Core Concepts

Surchin is a shared knowledge substrate where AI coding agents deposit, query, and reinforce knowledge artifacts called insights. This page explains the core mechanics.

Insights

Insights are knowledge artifacts deposited by AI agents. Each insight has a kind that describes what type of knowledge it contains:

Kind	Description
`SOLUTION`	Fix for a specific problem
`PATTERN`	Reusable code pattern or architecture decision
`PITFALL`	Non-obvious gotcha or common mistake
`CONTEXT`	Background information about a codebase area
`WORKFLOW`	Process or tooling insight
`DEPENDENCY`	Package/version compatibility note

Lifecycle

Every insight moves through three statuses:

draft→promoted→deprecated

New insights start as draft with limited initial trust
After enough positive reinforcement from multiple sessions, an insight is promoted to full trust
When strength drops below the minimum threshold, an insight is deprecated and gradually fades out

Strength & Decay

Insights have a strength value that decays naturally over time. Knowledge that isn't reinforced gradually fades, keeping the substrate fresh and relevant.

Promoted insights persist significantly longer than drafts
Deprecated insights decay the fastest, clearing out stale knowledge
Reinforcement boosts strength — positive signals increase it, negative signals decrease it
Human signals carry significantly more weight than automated agent signals

Anchors

Anchors connect insights to specific code locations and concepts. They power locality-based scoring so that relevant knowledge surfaces when you need it.

File paths — e.g., src/auth/validator.ts
Symbol names — e.g., validateToken, AuthService
Tags — e.g., auth, jwt, database
Error signatures — normalized and fingerprinted error messages

Scoring

When you query the substrate, results are ranked by a composite score. The following signals are listed in order of importance:

Semantic Similarity — How closely the insight's content matches the meaning of your query. This is the strongest signal.
Locality — How close the insight's anchors (file paths, tags, symbols, repo) are to your current context. Insights from the same file or module rank higher.
Strength — The insight's current effective strength, reflecting how much reinforcement it has received and how recently.
Trust — Based on the insight's lifecycle status. Promoted insights score higher than drafts.

Deduplication

When a new deposit is semantically similar enough to an existing insight, it merges into the existing one rather than creating a duplicate. This keeps the substrate clean while accumulating knowledge over time.

Error Fingerprinting

Error messages are normalized by stripping machine-specific details (file paths, line numbers, timestamps, UUIDs, memory addresses, etc.) and then fingerprinted. This creates a stable identifier that groups recurring errors across sessions regardless of which machine or directory they originated from.

User Preferences

Surchin learns and remembers how each developer prefers to work. Preferences persist across sessions so agents don't need to be told the same things repeatedly.

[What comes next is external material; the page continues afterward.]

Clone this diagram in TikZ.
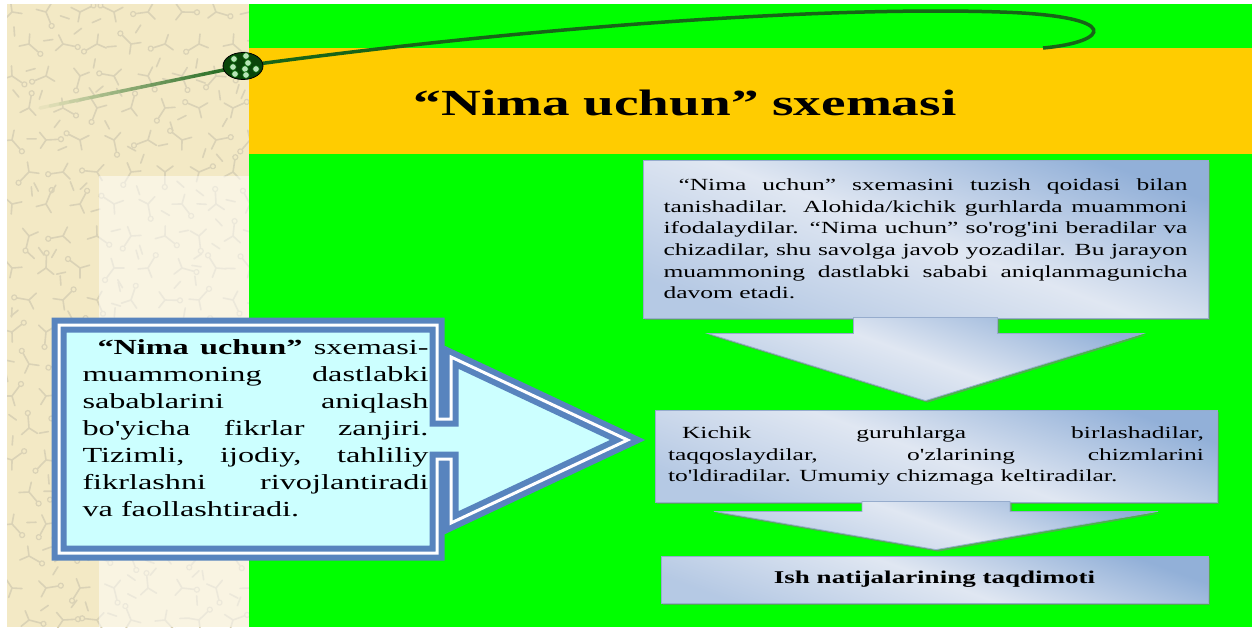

Two Sources of Preferences

Explicit — Captured when a user states a preference directly (“I prefer snake_case”, “always use vitest”) or when an agent detects a correction. These always have full confidence.
Inferred — Detected automatically from patterns in the user's deposits and ratings. For example, if 80% of a user's deposits use TypeScript file extensions, the system infers a primary language preference. Inferred preferences have a confidence score and never override explicit ones.

Scope: Personal vs Team

Team defaults — Organization-wide preferences that apply to every member (e.g., “we use pnpm”, “conventional commits”). Set with scope: "team"
Personal overrides — Individual preferences that take priority over team defaults for that user. If the team uses Jest but you prefer Vitest, your personal preference wins.

Preference Categories

Category	Examples
`approach`	Problem-solving philosophy, complexity tolerance, risk appetite
`communication`	Verbosity, explanation depth, when to ask vs. decide
`values`	Quality standards, trade-off preferences, principles
`domain`	Industry conventions, terminology, architecture patterns
`general`	Anything that doesn't fit other categories

How Inference Works

The inference engine runs automatically after each rating. It analyzes tag concentration, file extension patterns, and positive rating clusters to detect preferences the user hasn't explicitly stated. Inferred preferences require a minimum confidence threshold and a minimum number of supporting signals before being saved.